In 2022, we are shining a light on the people who are stepping up to protect our environment and tackle climate change. While these 'Climate Heroes' come from all walks of life, they share a common purpose to improve the world around us.

Mairéad Staunton loves where she is from and likes to see it looking its best.

Every morning, she goes for a swim at Old Head Beach in Louisburgh, Co Mayo.

Afterwards, when she is "warm and dressed", the recently crowned Clean Coasts Individual of the Year award-winner combs the beach and car park, picking up litter.

"A couple of us take our litter pickers and we just go up and down the beach and tidy up. I love where I live, and I think I appreciate it even more since lockdown. It hurts me a little bit when people don't do their bit and are careless about their litter."

Mairéad Staunton with a week's worth of litter collected during beach cleaning

But one day it wasn't litter washed up on the beach. It was a letter.

"My best ever find was a letter that came in a bottle from the other side of the Atlantic, from South Carolina," she said.

"It was one day after, I think it was Storm Atiyah at the time. I was going along, as usual, with my litter picker and the dogs. I could see something blue sticking up in the seaweed. So, I went to pick it up. As soon as I found it, it was a ziplock bag tightly rolled up and tied with a red ribbon.

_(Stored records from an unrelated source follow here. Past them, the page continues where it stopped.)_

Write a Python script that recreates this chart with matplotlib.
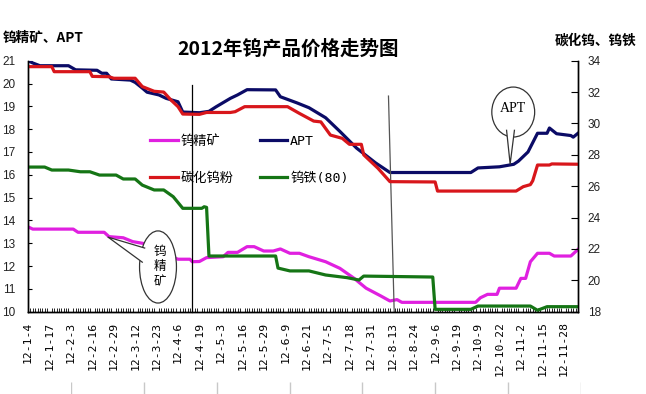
import matplotlib
matplotlib.use('Agg')
import matplotlib.pyplot as plt
from matplotlib.patches import Ellipse, Polygon

# trading-day index -> price
conc_idx = [0, 2, 19, 21, 32, 34, 40, 44, 48, 52, 58, 63, 68, 69, 72, 75, 82, 84, 88, 92, 95, 99, 103, 106,
            110, 114, 118, 125, 131, 137, 142, 148, 152, 155, 157, 188, 190, 193, 197, 198, 205, 207, 209,
            211, 214, 219, 221, 228, 231]
conc = [13.72, 13.62, 13.62, 13.48, 13.48, 13.29, 13.24, 13.07, 13.0, 12.9, 12.5, 12.3, 12.3, 12.19, 12.2,
        12.37, 12.41, 12.6, 12.6, 12.85, 12.85, 12.66, 12.66, 12.75, 12.56, 12.56, 12.41, 12.19, 11.9, 11.46,
        11.03, 10.7, 10.47, 10.53, 10.41, 10.41, 10.61, 10.76, 10.76, 11.03, 11.03, 11.46, 11.46, 12.19,
        12.56, 12.56, 12.44, 12.44, 12.73]

apt_idx = [0, 2, 5, 17, 20, 29, 31, 33, 35, 43, 45, 48, 50, 55, 58, 63, 65, 72, 76, 79, 85, 88, 92, 104,
           106, 113, 118, 125, 131, 138, 146, 152, 186, 189, 198, 204, 206, 210, 214, 218, 219, 222, 228,
           229, 231]
apt = [21.0, 20.9, 20.78, 20.78, 20.6, 20.58, 20.45, 20.45, 20.2, 20.15, 20.05, 19.8, 19.62, 19.5, 19.35,
       19.2, 18.75, 18.72, 18.78, 18.98, 19.35, 19.5, 19.73, 19.72, 19.42, 19.15, 18.94, 18.5, 17.9, 17.17,
       16.52, 16.1, 16.1, 16.3, 16.35, 16.46, 16.6, 17.0, 17.82, 17.82, 18.05, 17.8, 17.72, 17.65, 17.82]

wc_idx = [0, 10, 11, 26, 27, 34, 36, 45, 48, 53, 57, 60, 63, 65, 72, 75, 85, 87, 91, 109, 114, 120, 123,
          127, 132, 135, 140, 141, 147, 152, 171, 172, 205, 208, 211, 212, 214, 219, 220, 231]
wc = [33.62, 33.62, 33.3, 33.3, 33.0, 32.98, 32.88, 32.88, 32.35, 32.05, 32.0, 31.5, 31.07, 30.6, 30.58,
      30.7, 30.7, 30.75, 31.07, 31.07, 30.64, 30.15, 30.1, 29.26, 29.05, 28.67, 28.67, 28.0, 27.14, 26.29,
      26.27, 25.69, 25.69, 25.97, 26.1, 26.35, 27.35, 27.35, 27.42, 27.4]

fe_idx = [0, 7, 10, 17, 22, 26, 30, 37, 40, 45, 48, 53, 57, 61, 65, 73, 74, 75, 76, 104, 105, 110, 118,
          125, 134, 139, 141, 170, 171, 186, 189, 211, 214, 218, 231]
fe = [27.22, 27.22, 27.03, 27.03, 26.92, 26.92, 26.71, 26.71, 26.46, 26.46, 26.07, 25.76, 25.76, 25.33,
      24.59, 24.59, 24.69, 24.65, 21.55, 21.55, 20.78, 20.6, 20.6, 20.34, 20.17, 20.02, 20.27, 20.21,
      18.15, 18.15, 18.36, 18.36, 18.09, 18.32, 18.32]

n_days = 232
date_labels = ['12-1-4', '12-1-17', '12-2-3', '12-2-16', '12-2-29', '12-3-12', '12-3-23', '12-4-6',
               '12-4-19', '12-5-3', '12-5-16', '12-5-29', '12-6-9', '12-6-21', '12-7-5', '12-7-18',
               '12-7-31', '12-8-13', '12-8-24', '12-9-6', '12-9-19', '12-10-9', '12-10-22', '12-11-2',
               '12-11-15', '12-11-28']

# the two hand-drawn marker lines (index, left-axis value)
mark1 = ([68.8, 68.8], [19.93, 10.0])
mark2 = ([151.4, 153.8], [19.45, 10.0])

c_conc = '#e020e0'
c_apt = '#0b0b66'
c_wc = '#d8161b'
c_fe = '#157515'

fig = plt.figure(figsize=(6.46, 3.94), dpi=100)
ax = fig.add_axes([28 / 646, 82.3 / 394, 550 / 646, 251 / 394])
ax2 = ax.twinx()

l_conc, = ax.plot(conc_idx, conc, color=c_conc, lw=2.3)
l_apt, = ax.plot(apt_idx, apt, color=c_apt, lw=2.3)
l_wc, = ax2.plot(wc_idx, wc, color=c_wc, lw=2.3)
l_fe, = ax2.plot(fe_idx, fe, color=c_fe, lw=2.3)

ax.plot(mark1[0], mark1[1], color='black', lw=0.9, clip_on=False)
ax.plot(mark2[0], mark2[1], color='#555555', lw=0.9, clip_on=False)

ax.set_xlim(0, n_days - 1)
ax.set_ylim(10, 21)
ax2.set_ylim(18, 34)
ax.set_yticks(range(10, 22))
ax2.set_yticks(range(18, 35, 2))
ax.set_xticks(range(0, 9 * len(date_labels), 9))
ax.set_xticklabels(date_labels, rotation=90, family='DejaVu Sans Mono', fontsize=8.2)
ax.set_xticks(range(n_days), minor=True)

for a in (ax, ax2):
    a.spines['top'].set_visible(False)
    a.spines['left'].set_linewidth(1.0)
    a.spines['right'].set_linewidth(1.0)
    a.spines['bottom'].set_linewidth(1.0)
ax.tick_params(axis='x', which='major', direction='in', length=0, pad=7)
ax.tick_params(axis='x', which='minor', direction='in', length=3, width=0.6)
ax.tick_params(axis='y', direction='in', length=3, pad=9, labelsize=8.5)
ax2.tick_params(axis='y', direction='in', length=5, pad=7, labelsize=8.5)
for lab in ax.get_yticklabels() + ax2.get_yticklabels():
    lab.set_family('Liberation Sans')
    lab.set_color('#222222')

leg = ax2.legend([l_conc, l_wc, l_apt, l_fe], ['钨精矿', '碳化钨粉', 'APT', '钨铁(80)'],
                 ncol=2, frameon=False, loc='upper left',
                 bbox_to_anchor=(150 / 646, (394 - 135) / 394), bbox_transform=fig.transFigure,
                 borderaxespad=0, borderpad=0, handlelength=2.1, handletextpad=0.2,
                 columnspacing=2.0, labelspacing=1.8,
                 prop={'family': ['DejaVu Sans Mono', 'Noto Sans CJK SC'], 'size': 9.5})

# callout for APT
e1 = Ellipse((203.8, 18.75), 18, 2.19, facecolor='white', edgecolor='#333333', lw=0.9,
             transform=ax.transData, zorder=5)
ax2.add_patch(e1)
ax2.add_patch(Polygon([(201.0, 17.95), (204.3, 17.95), (202.5, 16.47)], closed=True,
                      facecolor='white', edgecolor='none', transform=ax.transData, zorder=6))
ax2.plot([201.0, 202.5, 204.3], [17.95, 16.47, 17.95], color='#333333', lw=0.9,
         transform=ax.transData, zorder=7)
ax2.text(203.8, 18.9, 'APT', ha='center', va='center', family='Liberation Serif', fontsize=10,
         transform=ax.transData, zorder=8)

# callout for 钨精矿
e2 = Ellipse((54.6, 11.96), 15.5, 3.16, facecolor='white', edgecolor='#333333', lw=0.9,
             transform=ax.transData, zorder=5)
ax2.add_patch(e2)
ax2.add_patch(Polygon([(49.0, 12.79), (48.0, 12.17), (33.6, 13.27)], closed=True,
                      facecolor='white', edgecolor='none', transform=ax.transData, zorder=6))
ax2.plot([49.0, 33.6, 48.0], [12.79, 13.27, 12.17], color='#333333', lw=0.9,
         transform=ax.transData, zorder=7)
ax2.text(55.2, 11.96, '钨\n精\n矿', ha='center', va='center', family='Noto Sans CJK SC', fontsize=9,
         linespacing=1.2, transform=ax.transData, zorder=8)

fig.text(288 / 646, 1 - 49 / 394, '2012年钨产品价格走势图', ha='center', va='center',
         family='Noto Sans CJK SC', fontweight='bold', fontsize=14)
fig.text(3 / 646, 1 - 38 / 394, '钨精矿、APT', ha='left', va='center',
         family=['Noto Sans CJK SC'], fontweight='bold', fontsize=9.8)
fig.text(636 / 646, 1 - 41 / 394, '碳化钨、钨铁', ha='right', va='center',
         family=['Noto Sans CJK SC'], fontweight='bold', fontsize=9.8)

# faint tick strip along the bottom edge
deco = fig.add_axes([71 / 646, 0, 510 / 646, 12 / 394])
deco.axis('off')
deco.set_xlim(0, 7)
deco.set_ylim(0, 1)
deco.vlines(range(8), 0, 1, color='#c8c8c8', lw=1)

fig.savefig('out.png', dpi=100)
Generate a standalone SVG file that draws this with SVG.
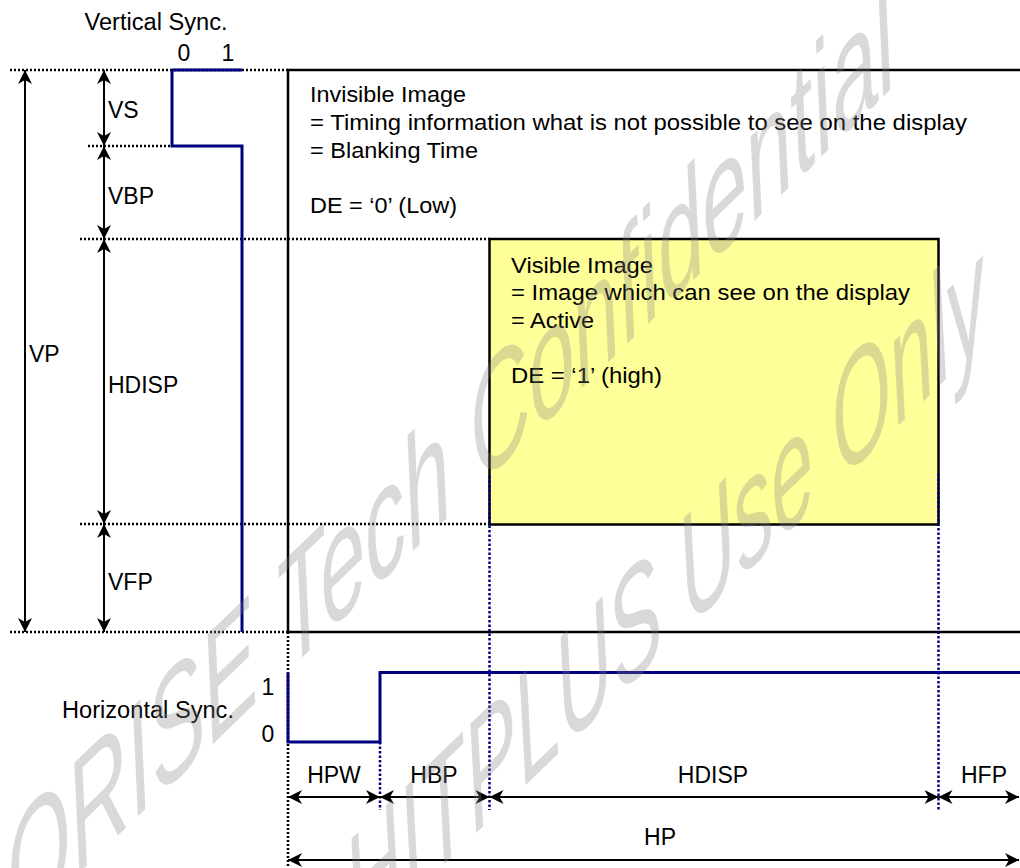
<svg xmlns="http://www.w3.org/2000/svg" width="1020" height="868" viewBox="0 0 1020 868">
<defs>
<style>
text{font-family:"Liberation Sans",Arial,sans-serif;fill:#000}
.lbl{font-size:23px}
.inv{font-size:21.5px}
.vis{font-size:22px}
.dot{stroke:#000;stroke-width:2.5;stroke-dasharray:2 2;fill:none}
.bdot{stroke:#000080;stroke-width:2.5;stroke-dasharray:2.5 2;fill:none}
.sig{stroke:#000080;stroke-width:3;fill:none}
.dim{stroke:#000;stroke-width:2;fill:none;marker-start:url(#ah);marker-end:url(#ah)}
.wm{font-size:120px;font-style:italic;fill:#808080;fill-opacity:0.3}
</style>
<marker id="ah" viewBox="0 0 14 14" refX="14" refY="7" markerWidth="14" markerHeight="14" markerUnits="userSpaceOnUse" orient="auto-start-reverse">
<path d="M14,7 L0,0 L4,7 L0,14 Z" fill="#000"/>
</marker>
</defs>
<rect width="1020" height="868" fill="#fff"/>

<g id="guides">
<line class="dot" x1="10" y1="70" x2="288" y2="70"/>
<line class="dot" x1="88" y1="146" x2="172" y2="146"/>
<line class="dot" x1="80" y1="239" x2="490" y2="239"/>
<line class="dot" x1="80" y1="524" x2="490" y2="524"/>
<line class="dot" x1="10" y1="632" x2="288" y2="632"/>
<line class="dot" x1="288" y1="632" x2="288" y2="868"/>
</g>

<g id="invisible-image">
<path d="M288,632 V70 H1022 M288,632 H1022" stroke="#000" stroke-width="2.5" fill="none"/>
<text class="inv" x="310" y="102" textLength="156" lengthAdjust="spacingAndGlyphs">Invisible Image</text>
<text class="inv" x="310" y="130" textLength="657" lengthAdjust="spacingAndGlyphs">= Timing information what is not possible to see on the display</text>
<text class="inv" x="310" y="157.5" textLength="168" lengthAdjust="spacingAndGlyphs">= Blanking Time</text>
<text class="inv" x="310" y="212.5" textLength="147" lengthAdjust="spacingAndGlyphs">DE = ‘0’ (Low)</text>
</g>

<g id="visible-image">
<rect x="489.5" y="239" width="449" height="285.5" fill="#ffff99" stroke="#000" stroke-width="2.5"/>
<text class="vis" x="511" y="272.5" textLength="142" lengthAdjust="spacingAndGlyphs">Visible Image</text>
<text class="vis" x="511" y="300" textLength="399" lengthAdjust="spacingAndGlyphs">= Image which can see on the display</text>
<text class="vis" x="511" y="327.5" textLength="83" lengthAdjust="spacingAndGlyphs">= Active</text>
<text class="vis" x="511" y="382.5" textLength="151" lengthAdjust="spacingAndGlyphs">DE = ‘1’ (high)</text>
</g>

<g id="vertical-sync">
<text class="lbl" x="156" y="30" text-anchor="middle" textLength="143" lengthAdjust="spacingAndGlyphs">Vertical Sync.</text>
<text class="lbl" x="184" y="61" text-anchor="middle">0</text>
<text class="lbl" x="228" y="61" text-anchor="middle">1</text>
<path class="sig" d="M172,70 H242 M172,70 V146 H242 V632"/>
</g>

<g id="horizontal-sync">
<text class="lbl" x="62" y="718" textLength="172" lengthAdjust="spacingAndGlyphs">Horizontal Sync.</text>
<text class="lbl" x="268" y="695" text-anchor="middle">1</text>
<text class="lbl" x="268" y="742" text-anchor="middle">0</text>
<path class="sig" d="M288,673 V742 H380 V672.5 H1022"/>
</g>

<g id="connectors">
<line class="bdot" x1="380" y1="742" x2="380" y2="810"/>
<line class="bdot" x1="489.5" y1="476" x2="489.5" y2="810"/>
<line class="bdot" x1="938.5" y1="474" x2="938.5" y2="810"/>
<line class="dim" x1="25" y1="70" x2="25" y2="632"/>
<line class="dim" x1="104" y1="70" x2="104" y2="146"/>
<line class="dim" x1="104" y1="146" x2="104" y2="239"/>
<line class="dim" x1="104" y1="239" x2="104" y2="524"/>
<line class="dim" x1="104" y1="524" x2="104" y2="632"/>
<line class="dim" x1="288" y1="797" x2="380" y2="797"/>
<line class="dim" x1="380" y1="797" x2="489.5" y2="797"/>
<line class="dim" x1="489.5" y1="797" x2="938.5" y2="797"/>
<line class="dim" x1="938.5" y1="797" x2="1019" y2="797"/>
<line class="dim" x1="288" y1="860" x2="1019" y2="860"/>
</g>

<g id="dimension-labels">
<text class="lbl" x="108" y="118">VS</text>
<text class="lbl" x="108" y="204">VBP</text>
<text class="lbl" x="29" y="361.5">VP</text>
<text class="lbl" x="108" y="393">HDISP</text>
<text class="lbl" x="108" y="590">VFP</text>
<text class="lbl" x="334" y="783" text-anchor="middle">HPW</text>
<text class="lbl" x="434" y="783" text-anchor="middle">HBP</text>
<text class="lbl" x="713" y="783" text-anchor="middle">HDISP</text>
<text class="lbl" x="984" y="783" text-anchor="middle">HFP</text>
<text class="lbl" x="660" y="845" text-anchor="middle">HP</text>
</g>

<g id="watermark">
<text class="wm" transform="translate(15,935) rotate(-44) skewX(-35)" x="0" y="0" textLength="1230" lengthAdjust="spacingAndGlyphs">ORISE Tech Confidential</text>
<text class="wm" transform="translate(355,950) rotate(-44) skewX(-35)" x="0" y="0" textLength="885" lengthAdjust="spacingAndGlyphs">HITPLUS Use Only</text>
</g>
</svg>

"I thought to myself, this is something significant. I unrolled it and I could see there was a printed letter inside".

Mairéad discovered the letter was written by a recently widowed man from South Carolina in the US.

"This letter was one of seven that was thrown out on the day that his wife's ashes were scattered on the ocean. He gave two to a fisherman friend who took them out deeper into the sea and they obviously travelled in the Gulf Stream because one of them landed here at Carrowmore Beach and the other one was found at Ballyshannon in Co Donegal," she said.

Mairéad and the letter writer have kept up a correspondence

Mairéad contacted the letter writer as he and his family were preparing for the second anniversary of his wife's death.

She said: "I think since I found that I keep my eyes even wider open just to see if I find something equally exciting as this. It started a correspondence with the man who put it into the water. It's been lovely. All of these things, they make the litter picking that bit more enjoyable.

"I'd love people to think about tomorrow. When they are dropping litter today, think about what it is like to come tomorrow and walk on this beach and see it messy."